Dengan mendakwahkan Islam yang moderat, inklusif, dan bermazhab tengah (wasathiyah), Muhammadiyah dan NU memiliki sumbangsih yang sangat besar bagi bangsa. Apalagi, bangsa ini berpenduduk mayoritas muslim. Bahkan, secara kuantitas, jumlah umat Islam Indonesia adalah yang terbesar dari negara Islam mana pun di dunia. 

Semua itu menunjukkan betapa besar harapan dunia Islam terhadap Indonesia. Pada konteks itulah, Indonesia sejatinya dapat menjadi mozaik Islam mazhab tengahan. 

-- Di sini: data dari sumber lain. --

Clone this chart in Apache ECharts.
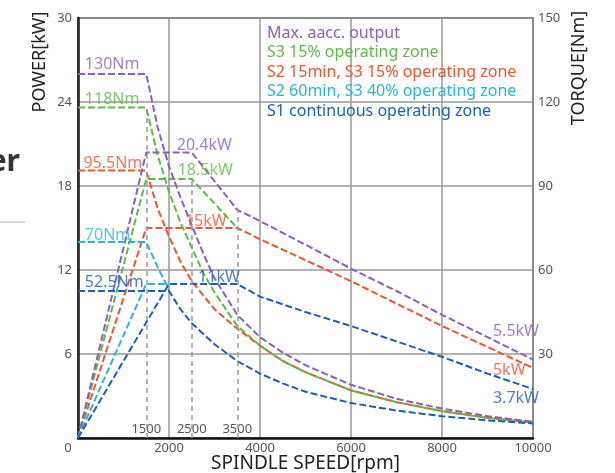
<!DOCTYPE html>
<html lang="en">
<head>
<meta charset="UTF-8">
<script src="https://cdn.jsdelivr.net/npm/echarts@6/dist/echarts.min.js"></script>
<style>
  html, body { margin: 0; padding: 0; background: #fff; }
  #chart { width: 615px; height: 473px; }
</style>
</head>
<body>
<div id="chart"></div>
<script>
  // speed [rpm] -> power [kW] / torque [Nm]
  var maxPower   = [[0,0],[1500,20.4],[2500,20.4],[3500,16.3],[4000,15.5],[5000,13.8],[6000,12.1],[7000,10.5],[8000,8.8],[9000,7.2],[10000,5.6]];
  var maxTorque  = [[0,130],[1500,130],[1750,111],[2000,97],[2250,86],[2500,76],[2750,66],[3000,57],[3500,44],[4000,36],[4500,30.5],[5000,26],[6000,19],[7000,14],[8000,10.5],[9000,7.8],[10000,5.8]];
  var s3Power    = [[0,0],[1500,18.5],[2500,18.5],[3500,15]];
  var s3Torque   = [[0,118],[1500,118],[1750,101],[2000,88],[2250,77],[2500,68],[2750,59],[3000,52],[3500,40],[4000,33],[4500,27.5],[5000,23.5],[6000,17],[7000,12.8],[8000,9.6],[9000,7.2],[10000,5.5]];
  var s2Power    = [[0,0],[1500,15],[3500,15],[4000,14.2],[5000,12.7],[6000,11.2],[7000,9.6],[8000,8.0],[9000,6.5],[10000,5.0]];
  var s2Torque   = [[0,95.5],[1500,95.5],[1750,82],[2000,72],[2250,63],[2500,56],[2750,51],[3000,46],[3500,39],[4000,33],[4500,27.5],[5000,23.5],[6000,17],[7000,12.8],[8000,9.6],[9000,7.2],[10000,5.5]];
  var s2bPower   = [[0,0],[1500,11],[2000,11]];
  var s2bTorque  = [[0,70],[1500,70],[1750,61],[2000,53]];
  var s1Power    = [[0,0],[2000,11],[3500,11],[4000,10.1],[5000,9.0],[6000,8.0],[7000,6.9],[8000,5.8],[9000,4.6],[10000,3.5]];
  var s1Torque   = [[0,52.5],[2000,52.5],[2250,46],[2500,41],[3000,33.5],[3500,27.5],[4000,23],[4500,19.5],[5000,16.5],[6000,12.5],[7000,9.8],[8000,7.8],[9000,6.3],[10000,5.2]];

  var zoneNames = ['Max. aacc. output','S3 15% operating zone','S2 15min, S3 15% operating zone','S2 60min, S3 40% operating zone','S1 continuous operating zone'];
  var zoneColors = ['#8c5fbc','#5cbd45','#f4532e','#2ab4dc','#1f5dbb'];

  var guideSpeeds = [1500, 2500, 3500];
  var guideTops = [23.6, 18.5, 16.3];

  // annotation anchors (speed, kW) : left edge of each text
  var notes = [
    [150, 26.7, '130Nm', 0],
    [150, 24.2, '118Nm', 1],
    [120, 19.6, '95.5Nm', 2],
    [150, 14.5, '70Nm', 3],
    [150, 11.1, '52.5Nm', 4],
    [2170, 20.9, '20.4kW', 0],
    [2190, 19.1, '18.5kW', 1],
    [2350, 15.5, '15kW', 2],
    [2640, 11.5, '11kW', 4],
    [9120, 7.6, '5.5kW', 0],
    [9120, 4.85, '5kW', 2],
    [9120, 2.85, '3.7kW', 4]
  ];

  var font = 'Noto Sans';
  var chart = echarts.init(document.getElementById('chart'));

  function curve(name, data, color, axis) {
    return {
      name: name,
      type: 'line',
      yAxisIndex: axis,
      data: data,
      symbol: 'none',
      lineStyle: { color: color, width: 2, type: [7, 3] },
      itemStyle: { color: color },
      z: 3
    };
  }

  var series = [];
  // gray dashed guide lines at the corner speeds
  series.push({
    type: 'line',
    data: [],
    markLine: {
      silent: true,
      symbol: 'none',
      label: { show: false },
      lineStyle: { color: '#9a9a9a', width: 1.5, type: [5, 4] },
      data: guideSpeeds.map(function (s, i) {
        return [{ coord: [s, 0] }, { coord: [s, guideTops[i]] }];
      })
    }
  });

  series.push(curve(zoneNames[2], s2Power, zoneColors[2], 0));
  series.push(curve(zoneNames[2], s2Torque, zoneColors[2], 1));
  series.push(curve(zoneNames[1], s3Power, zoneColors[1], 0));
  series.push(curve(zoneNames[1], s3Torque, zoneColors[1], 1));
  series.push(curve(zoneNames[0], maxPower, zoneColors[0], 0));
  series.push(curve(zoneNames[0], maxTorque, zoneColors[0], 1));
  series.push(curve(zoneNames[3], s2bPower, zoneColors[3], 0));
  series.push(curve(zoneNames[3], s2bTorque, zoneColors[3], 1));
  series.push(curve(zoneNames[4], s1Power, zoneColors[4], 0));
  series.push(curve(zoneNames[4], s1Torque, zoneColors[4], 1));

  // text notes on the curves
  series.push({
    type: 'scatter',
    symbolSize: 0,
    clip: false,
    silent: true,
    z: 5,
    data: notes.map(function (n) {
      return {
        value: [n[0], n[1]],
        label: {
          show: true, position: 'right', distance: 0,
          formatter: n[2], color: zoneColors[n[3]],
          fontSize: 16, fontFamily: font
        }
      };
    })
  });

  var option = {
    backgroundColor: '#fff',
    animation: false,
    grid: {
      left: 78, right: 82, top: 18, bottom: 35,
      outerBoundsMode: 'none',
      show: true, borderColor: '#333', borderWidth: 1.5
    },
    legend: {
      orient: 'vertical',
      left: 262, top: 25,
      icon: 'none',
      itemWidth: 0, itemHeight: 16, itemGap: 3.5,
      padding: 0,
      selectedMode: false,
      textStyle: { fontSize: 16, fontFamily: font },
      data: zoneNames.map(function (n, i) {
        return { name: n, textStyle: { color: zoneColors[i] } };
      })
    },
    xAxis: [
      {
        type: 'value', min: 0, max: 10000, interval: 2000,
        name: 'SPINDLE SPEED[rpm]', nameLocation: 'middle', nameGap: 16,
        nameMoveOverlap: false,
        nameTextStyle: { fontSize: 19, color: '#222', fontFamily: font },
        axisLine: { lineStyle: { color: '#111', width: 2.5 } },
        axisTick: { show: false },
        axisLabel: {
          color: '#555', fontSize: 13, fontFamily: font, margin: 4,
          formatter: function (v) { return v === 0 ? '{z|0}' : String(v); },
          rich: { z: { padding: [0, 20, 0, 0], fontSize: 13, color: '#555', fontFamily: font } }
        },
        splitLine: { lineStyle: { color: '#9a9a9a', width: 1.5 } }
      },
      {
        type: 'value', min: 0, max: 10000, position: 'bottom',
        axisLine: { show: false },
        axisTick: { show: false },
        splitLine: { show: false },
        axisLabel: {
          inside: true, margin: 2, customValues: guideSpeeds,
          formatter: function (v) { return String(v); },
          color: '#555', fontSize: 13, fontFamily: font
        }
      }
    ],
    yAxis: [
      {
        type: 'value', min: 0, max: 30, interval: 6, position: 'left',
        axisLine: { show: true, lineStyle: { color: '#111', width: 2.5 } },
        axisTick: { show: false },
        axisLabel: {
          color: '#555', fontSize: 13, fontFamily: font, margin: 6,
          formatter: function (v) { return v === 0 ? '' : v; }
        },
        splitLine: { lineStyle: { color: '#9a9a9a', width: 1.5 } }
      },
      {
        type: 'value', min: 0, max: 150, interval: 30, position: 'right',
        axisLine: { show: true, lineStyle: { color: '#333', width: 1.5 } },
        axisTick: { show: false },
        axisLabel: {
          color: '#555', fontSize: 13, fontFamily: font, margin: 5,
          formatter: function (v) { return v === 0 ? '' : v; }
        },
        splitLine: { show: false }
      }
    ],
    graphic: [
      { type: 'text', x: 40, y: 62, rotation: Math.PI / 2,
        style: { text: 'POWER[kW]', align: 'center', verticalAlign: 'middle', fontSize: 18, fill: '#222', fontFamily: font } },
      { type: 'text', x: 579, y: 68, rotation: Math.PI / 2,
        style: { text: 'TORQUE[Nm]', align: 'center', verticalAlign: 'middle', fontSize: 18, fill: '#222', fontFamily: font } },
      { type: 'text', x: 20, y: 162,
        style: { text: 'er', align: 'right', verticalAlign: 'middle', fontSize: 30, fontWeight: 'bold', fill: '#333', fontFamily: font } },
      { type: 'line', shape: { x1: 0, y1: 222, x2: 25, y2: 222 }, style: { stroke: '#aaa', lineWidth: 1 } }
    ],
    series: series
  };

  chart.setOption(option);
</script>
</body>
</html>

Padahal, jika diamati, pluralitas bangsa ini dilihat dari etnis, budaya, bahasa, agama, dan paham keagamaan tergolong sangat majemuk. Namun, pluralitas itu tidak menghalangi bangsa ini untuk hidup berdampingan dengan menerapkan nilai-nilai agree in disagreement (bersepakat dengan perbedaan). 

Jika ditanyakan mengapa Indonesia sukses mengelola kemajemukan? Salah satu jawabannya adalah keberhasilan dakwah Muhammadiyah dan NU. Sulit dibayangkan jika negara ini tidak memiliki aset berharga seperti Muhammadiyah dan NU.